As for the adage about only eating oysters during months with an “R” in them, Newman asserts that modern refrigerated delivery systems make that barrier a thing of the past. The other possible reason behind the advice is that oysters simply taste better during the winter. They thrive in cold but spawn during summer months, which can give them a weak and watery flavor. The Shuckin’ Shack’s supply follows the seasons up and down the coast, allowing connoisseurs to sample a variety. Fans might find Chincoteague and James River oysters from the Chesapeake Bay or the plump Salt Grass variant out of Canada’s Malpeque Bay on Prince Edward Island. There are five species of oysters and several hundred varieties around the globe. “Chincoteague and Salt Grass are a little brinier,” shares Newman. “White Stone and James River varieties have a clean finish with less salinity. … [Salt Grass] are probably the best oysters I’ve ever eaten.”
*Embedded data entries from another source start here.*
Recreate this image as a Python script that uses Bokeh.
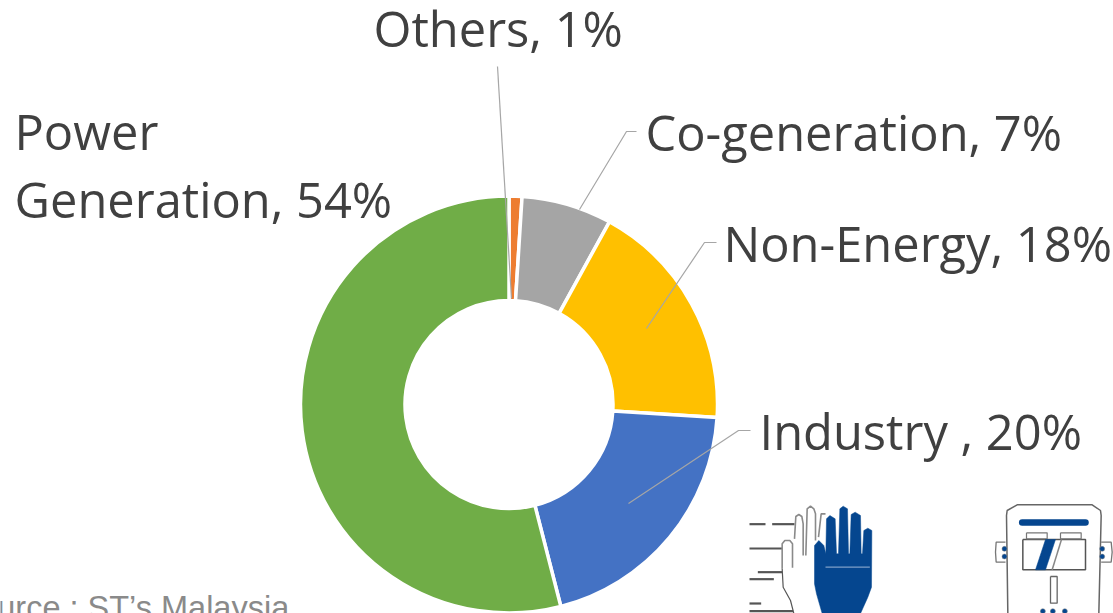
from bokeh.plotting import figure
from bokeh.models import ColumnDataSource
from bokeh.core.properties import value
from bokeh.embed import file_html
from bokeh.resources import INLINE
import math

categories = ["Others", "Co-generation", "Non-Energy", "Industry", "Power Generation"]
shares = [1, 7, 18, 20, 54]
colors = ["#ED7D31", "#A5A5A5", "#FFC000", "#4472C4", "#70AD47"]
label_texts = ["Others, 1%", "Co-generation, 7%", "Non-Energy, 18%", "Industry , 20%", "Power", "Generation, 54%"]
label_x = [373, 645, 723, 759, 14, 14]
label_y = [27, 131, 242, 430, 130, 198]
leader_xs = [[497, 511], [636, 626, 579], [716, 704, 646], [750, 738, 628]]
leader_ys = [[66, 298], [131, 131, 209], [242, 242, 328], [430, 430, 503]]

W, H = 1113, 613
CX, CY, R_OUT, R_IN = 508.5, 404, 208.5, 104

p = figure(width=W, height=H, x_range=(0, W), y_range=(H, 0), output_backend="svg",
           toolbar_location=None, min_border=0, outline_line_color=None)
p.xaxis.visible = False
p.yaxis.visible = False
p.grid.visible = False

total = sum(shares)
cum, starts, ends = 0, [], []
for v in shares:
    starts.append(math.pi / 2 - 2 * math.pi * cum / total)
    cum += v
    ends.append(math.pi / 2 - 2 * math.pi * cum / total)
src = ColumnDataSource(dict(cat=categories, s=starts, e=ends, c=colors))
p.annular_wedge(x=CX, y=CY, inner_radius=R_IN, outer_radius=R_OUT, start_angle="s", end_angle="e",
                direction="clock", color="c", line_color="white", line_width=3.5, source=src)

p.multi_line(leader_xs, leader_ys, line_color="#A6A6A6", line_width=1.2)
p.text(label_x, label_y, text=label_texts, text_font=value("Open Sans"), text_font_size="48.8px",
       text_color="#404040", text_baseline="alphabetic")
p.text([-43], [607], text=["Source : ST\u2019s Malaysia"], text_font=value("Liberation Sans"),
       text_font_size="32.5px", text_color="#8A8A8A", text_baseline="alphabetic")

# icons (decoration), traced in a 3x crop whose origin is (730, 490)
def zx(v): return [730 + a / 3 for a in v]
def zy(v): return [490 + a / 3 for a in v]
BLUE, DARK = "#05468F", "#555555"

def line(xs, ys, color=DARK, w=1.5, cap="butt"):
    p.line(zx(xs), zy(ys), line_color=color, line_width=w, line_cap=cap)

def poly(xs, ys, color=BLUE):
    p.patch(zx(xs), zy(ys), fill_color=color, line_color=color, line_width=0.5)

for xs, ys in [([57, 105], [101, 101]), ([125, 192], [101, 101]), ([57, 155], [174, 174]),
               ([82, 155], [245, 245]), ([57, 130], [266, 266]), ([57, 92], [339, 339]),
               ([57, 188], [362, 362])]:
    line(xs, ys, DARK, 2.2)
line([155, 155, 163, 178, 186, 186], [235, 160, 150, 150, 160, 232], "#8A8A8A", 1.6)
line([155, 158, 180, 190], [235, 290, 330, 369], DARK, 1.2)
line([192, 196, 205, 214, 218, 218], [145, 78, 72, 78, 100, 195], "#8A8A8A", 1.6)
line([226, 230, 240, 250, 255, 255], [195, 55, 47, 55, 70, 150], "#8A8A8A", 1.6)
line([264, 272, 285], [140, 70, 70], "#8A8A8A", 1.6)
poly([275, 258, 252, 252, 265, 280, 286, 288, 298, 314, 318, 324, 328, 338, 351, 354, 358, 362, 374, 390, 392,
      396, 400, 412, 424, 423, 412, 390],
     [369, 310, 280, 165, 150, 165, 190, 85, 75, 85, 190, 190, 55, 47, 55, 190, 190, 72, 65, 75, 190,
      190, 120, 113, 120, 290, 320, 369])
line([285, 418], [230, 230], "#7F9FC8", 1.2)

line([832, 828, 830, 860, 1085, 1110, 1112, 1105], [369, 75, 60, 43, 43, 60, 75, 369], "#666666", 1.5)
line([875, 1065], [96, 96], BLUE, 6.5, "round")
line([877, 1065, 1065, 877, 877], [147, 147, 238, 238, 147], DARK, 1.5)
line([888, 950, 950, 888, 888], [127, 127, 145, 145, 127], "#777777", 1.2)
line([990, 1052, 1052, 990, 990], [127, 127, 145, 145, 127], "#777777", 1.2)
poly([945, 975, 945, 915], [147, 147, 238, 238])
line([993, 965], [147, 238], "#888888", 1.5)
line([960, 980, 980, 960, 960], [258, 258, 338, 338, 258], "#666666", 1.3)
p.scatter(zx([937, 967, 1003, 822, 822, 1115, 1115]), zy([362, 362, 362, 175, 198, 175, 198]),
          size=5, fill_color=BLUE, line_color="#888888", line_width=0.5)
line([825, 797, 795, 797, 825], [155, 155, 185, 215, 215], "#777777", 1.3)
line([1112, 1142, 1145, 1142, 1112], [155, 155, 185, 215, 215], "#777777", 1.3)

html = file_html(p, INLINE).replace("</head>", "<style>html,body{margin:0;padding:0;overflow:hidden}</style></head>", 1)
open("out.html", "w").write(html)
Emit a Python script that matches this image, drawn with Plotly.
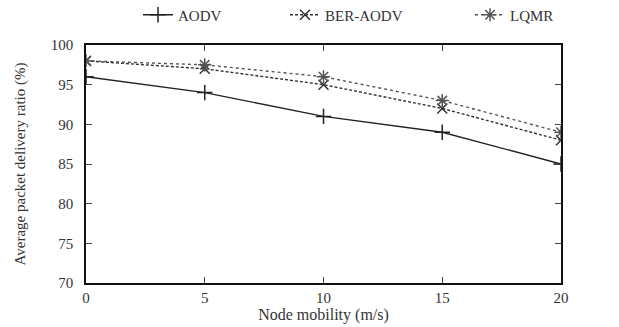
import plotly.graph_objects as go

mobility = [0, 5, 10, 15, 20]
aodv = [96, 94, 91, 89, 85]
ber_aodv = [98, 97, 95, 92, 88]
lqmr = [98, 97.5, 96, 93, 89]

x_ticks = [0, 5, 10, 15, 20]
y_ticks = [70, 75, 80, 85, 90, 95, 100]

fig = go.Figure()
fig.add_trace(go.Scatter(
    x=mobility, y=aodv, name="AODV", mode="lines+markers", legend="legend",
    line=dict(color="#222222", width=1.4, dash="solid"),
    marker=dict(symbol="cross-thin", size=11, line=dict(color="#222222", width=1.5)),
))
fig.add_trace(go.Scatter(
    x=mobility, y=ber_aodv, name="BER-AODV", mode="lines+markers", legend="legend2",
    line=dict(color="#333333", width=1.4, dash="3px,2px"),
    marker=dict(symbol="x-thin", size=10, line=dict(color="#333333", width=1.5)),
))
fig.add_trace(go.Scatter(
    x=mobility, y=lqmr, name="LQMR", mode="lines+markers", legend="legend3",
    line=dict(color="#555555", width=1.4, dash="dot"),
    marker=dict(symbol="asterisk-open", size=11, line=dict(color="#222222", width=1.5)),
))

font = "Liberation Serif"
W, H = 619, 327


def leg(px):
    return dict(
        orientation="h", xref="container", yref="container",
        x=px / W, xanchor="left", y=1 - 15 / H, yanchor="middle",
        font=dict(family=font, size=15, color="#333333"),
        bgcolor="rgba(0,0,0,0)",
    )


fig.update_layout(
    width=W, height=H,
    margin=dict(l=86, r=58, t=45, b=44, autoexpand=False),
    paper_bgcolor="white", plot_bgcolor="white",
    font=dict(family=font, size=15, color="#333333"),
    showlegend=True,
    legend=leg(138),
    legend2=leg(285),
    legend3=leg(470),
    xaxis=dict(
        range=[0, 20], tickvals=x_ticks, ticks="inside", ticklen=6,
        showline=True, linecolor="#111111", linewidth=1.5, mirror="ticks",
        showgrid=False, zeroline=False,
        title=dict(text="Node mobility (m/s)", font=dict(size=16), standoff=0),
        tickfont=dict(size=15),
    ),
    yaxis=dict(
        range=[70, 100], tickvals=y_ticks, ticks="inside", ticklen=6,
        showline=True, linecolor="#111111", linewidth=1.5, mirror="ticks",
        showgrid=False, zeroline=False,
        title=dict(text="Average packet delivery ratio (%)", font=dict(size=15), standoff=22),
        tickfont=dict(size=15), ticklabelstandoff=8,
    ),
)

fig.write_html("out.html", config={"displayModeBar": False},
               post_script="document.body.style.margin='0';")
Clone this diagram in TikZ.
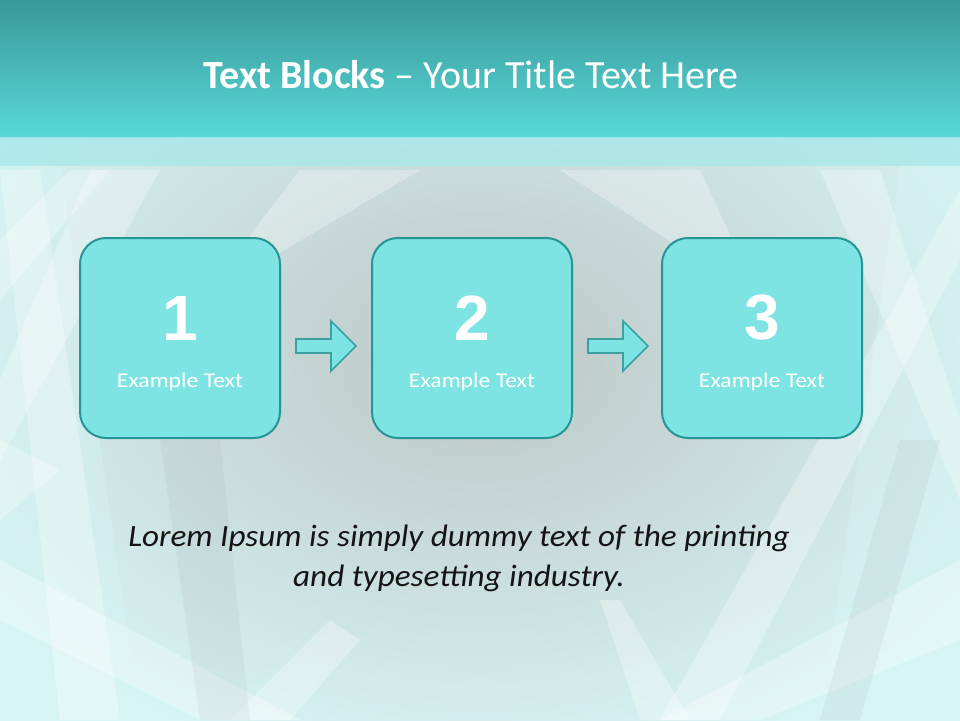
\documentclass[tikz,border=0pt]{standalone}
\usepackage{fontspec}
\setmainfont{Carlito}
\newfontfamily\numfont{Liberation Sans}
\newfontfamily\widea[FakeStretch=1.13]{Carlito}
\newfontfamily\wideb[FakeStretch=1.07]{Carlito}
\definecolor{bandtop}{RGB}{58,152,152}
\definecolor{bandbot}{RGB}{88,216,216}
\definecolor{strip}{RGB}{168,232,234}
\definecolor{bgcenter}{RGB}{190,198,198}
\definecolor{bgmid}{RGB}{200,210,210}
\definecolor{bgedge}{RGB}{214,244,244}
\definecolor{boxfill}{RGB}{125,227,227}
\definecolor{boxline}{RGB}{38,148,148}
\definecolor{arrline}{RGB}{58,160,160}
\definecolor{loremc}{RGB}{20,20,20}
\tikzset{
  stepbox/.style={draw=boxline, line width=2pt, fill=boxfill, rounded corners=26pt,
    minimum width=200pt, minimum height=200pt, inner sep=0pt},
  numtxt/.style={font=\numfont\bfseries\fontsize{64}{64}\selectfont, text=white},
  exlabel/.style={font=\widea\fontsize{21}{24}\selectfont, text=white},
  flowarrow/.style={fill=boxfill, draw=arrline, line width=1.6pt},
  streak/.style={fill=white, opacity=0.3, draw=none},
  cstreak/.style={fill=bgedge, opacity=0.45, draw=none},
  gstreak/.style={fill=gray, opacity=0.08, draw=none}
}
\begin{document}
\begin{tikzpicture}[x=1pt,y=-1pt]
\useasboundingbox (0,0) rectangle (960,720);
% background
\fill[bgmid] (0,0) rectangle (960,720);
\shade[inner color=bgcenter, outer color=bgedge] (-120,-60) rectangle (1080,780);
% edge streaks
\fill[cstreak] (0,166) -- (60,166) -- (140,720) -- (0,720) -- cycle;
\fill[cstreak] (960,166) -- (900,166) -- (820,720) -- (960,720) -- cycle;
\fill[streak] (0,170) -- (40,170) -- (120,720) -- (60,720) -- cycle;
\fill[streak] (90,170) -- (160,170) -- (0,460) -- (0,380) -- cycle;
\fill[streak] (960,190) -- (960,260) -- (720,720) -- (660,720) -- cycle;
\fill[streak] (820,170) -- (880,170) -- (960,420) -- (960,500) -- cycle;
\fill[streak] (0,560) -- (300,720) -- (200,720) -- (0,620) -- cycle;
\fill[streak] (960,560) -- (960,640) -- (760,720) -- (660,720) -- cycle;
\fill[streak] (300,170) -- (420,170) -- (200,300) -- cycle;
\fill[streak] (560,170) -- (700,170) -- (760,300) -- cycle;
\fill[streak] (0,240) -- (70,170) -- (110,170) -- (0,300) -- cycle;
\fill[streak] (230,720) -- (330,620) -- (360,640) -- (290,720) -- cycle;
\fill[streak] (640,720) -- (600,600) -- (620,600) -- (690,720) -- cycle;
\fill[streak] (0,440) -- (60,470) -- (0,520) -- cycle;
\fill[gstreak] (160,440) -- (220,440) -- (250,720) -- (200,720) -- cycle;
\fill[gstreak] (900,440) -- (940,440) -- (860,720) -- (820,720) -- cycle;
% title band
\shade[top color=bandtop, bottom color=bandbot] (0,0) rectangle (960,137);
\fill[strip, opacity=0.8] (0,137) rectangle (960,166);
\node[text=white, font=\fontsize{40}{44}\selectfont] (title) at (471,75)
  {\textbf{Text Blocks} – Your Title Text Here};
% boxes
\node[stepbox] (b1) at (180,338) {};
\node[stepbox] (b2) at (472,338) {};
\node[stepbox] (b3) at (762,338) {};
\foreach \b/\n in {b1/1,b2/2,b3/3}{
  \node[numtxt] (\b n) at ([yshift=20pt]\b.center) {\n};
  \node[exlabel] (\b t) at ([yshift=-44pt]\b.center) {Example Text};
}
% arrows
\coordinate (a1s) at ([xshift=15pt,yshift=-8pt]b1.east);
\coordinate (a2s) at ([xshift=15pt,yshift=-8pt]b2.east);
\foreach \s in {a1s,a2s}{
  \draw[flowarrow] (\s) ++(0,-7) -- ++(35,0) -- ++(0,-18) -- ++(25,25)
    -- ++(-25,25) -- ++(0,-18) -- ++(-35,0) -- cycle;
}
% lorem
\node[text=loremc, font=\wideb\itshape\fontsize{31}{40}\selectfont, align=center] (lorem) at (459,558)
  {Lorem Ipsum is simply dummy text of the printing\\and typesetting industry.};
\end{tikzpicture}
\end{document}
Enthusiasts liken the subtleties of taste between types of oysters to the assorted grapes used in wine. Wine’s concept of “terroir,” being able to taste the influence of soil and sun on a specific vineyard’s product, becomes “merrior” for these mollusks. Their flavor differs with geography. Salt and other dissolved minerals, water temperature, even cultivation methods, affect the taste. Expert Rowan Jacobson’s book A Geography of Oysters and his web site, OysterGuide.com, are notable resources for newbies and devotees alike. Online visitors can fill out an oyster-eater profile to find the best matches for their palate or study interactive maps of North American oyster regions and appellations. Then the exploration can continue with one of the Shuckin’ Shack’s customized sampler plates.

Brewskis & Baseball

The Shuckin’ Shack’s oysters may have a pedigree, but the restaurant is eat-with-your-fingers casual. Matt Piccinin and his buddy, Sean Cook, started the original family friendly restaurant in 2007, quickly developing a core of friendly regulars, including Weller’s dad, Gary Weller, a former Frederick resident who travels to the Carolina beaches every year. Eric Weller quotes his father, “He always said,

‘If I ever opened a place, it would be like [Shuckin’ Shack] because it’s a fun, down-to-earth environment.” Newman and Weller had the same thought brewing. The duo, friends since playing baseball together at age 10, dreamed of opening their own independent bar near Nationals Park in Washington, D.C.

When Gary Weller learned about Shuckin’ Shack’s plans to franchise its concept in 2014, he prompted the connection. Eric Weller continues, “It was a perfect fit: uncomplicated, low overhead, smaller staff, more personal. … It’s every man’s dream to own a bar!” The partners were the first to sign a franchise agreement. Then they spent most of the next year looking for the right place. They considered Charlotte, N.C., near Newman’s college alma mater, but chose Frederick for its historic charm and proximity to family. Getting in on the ground floor has benefits, too. “We personally know everyone involved in making decisions,” Weller says.

Piccinin visits Frederick a few times a year. He says he loves the layout and the character of the historic building, which dates back to the 18th century. “We try not to be the cookie-cutter franchise. If you visit every store we have open [10], each has its own eclectic feel,” he says. The back of the house runs like a corporate restaurant for consistent quality, but franchisees have leeway to make the business their own, experimenting with cocktails or entrée specials, such as crabcakes and crab fries that the locals here love, and decorative additions.

“We prefer historic, downtown buildings,” says Piccinin, noting that other chains are traffic-based. “You find them along interstates. We like to dial into the community and be a part of it.” In that vein, Newman and Weller look forward to participating in Frederick’s “Fire in Ice” celebration that will take place throughout Downtown on Feb. 4.

The Next Wave

Newman, Weller and Piccinin share enthusiasm for the future. “We are currently looking for a second location to open within the next year,” says Newman, mentioning a radius that includes Bethesda and Ellicott City. “We’d like to open a few more.”

Piccinin, whose favorite dish is the peel-and-eat shrimp, says the company’s healthy growth is satisfying. “Look where we’ve been in just nine years.” Even with a bar as its centerpiece, he insists that, beyond naturally delicious seafood, the Shuckin’ Shack’s community-friendly focus sets it apart. “We have 40 locations on the books to be opened and we plan on opening every one of those.”

Sun or snow, Weller promises, “You’ll have a good shuckin’ time. You can count on that.”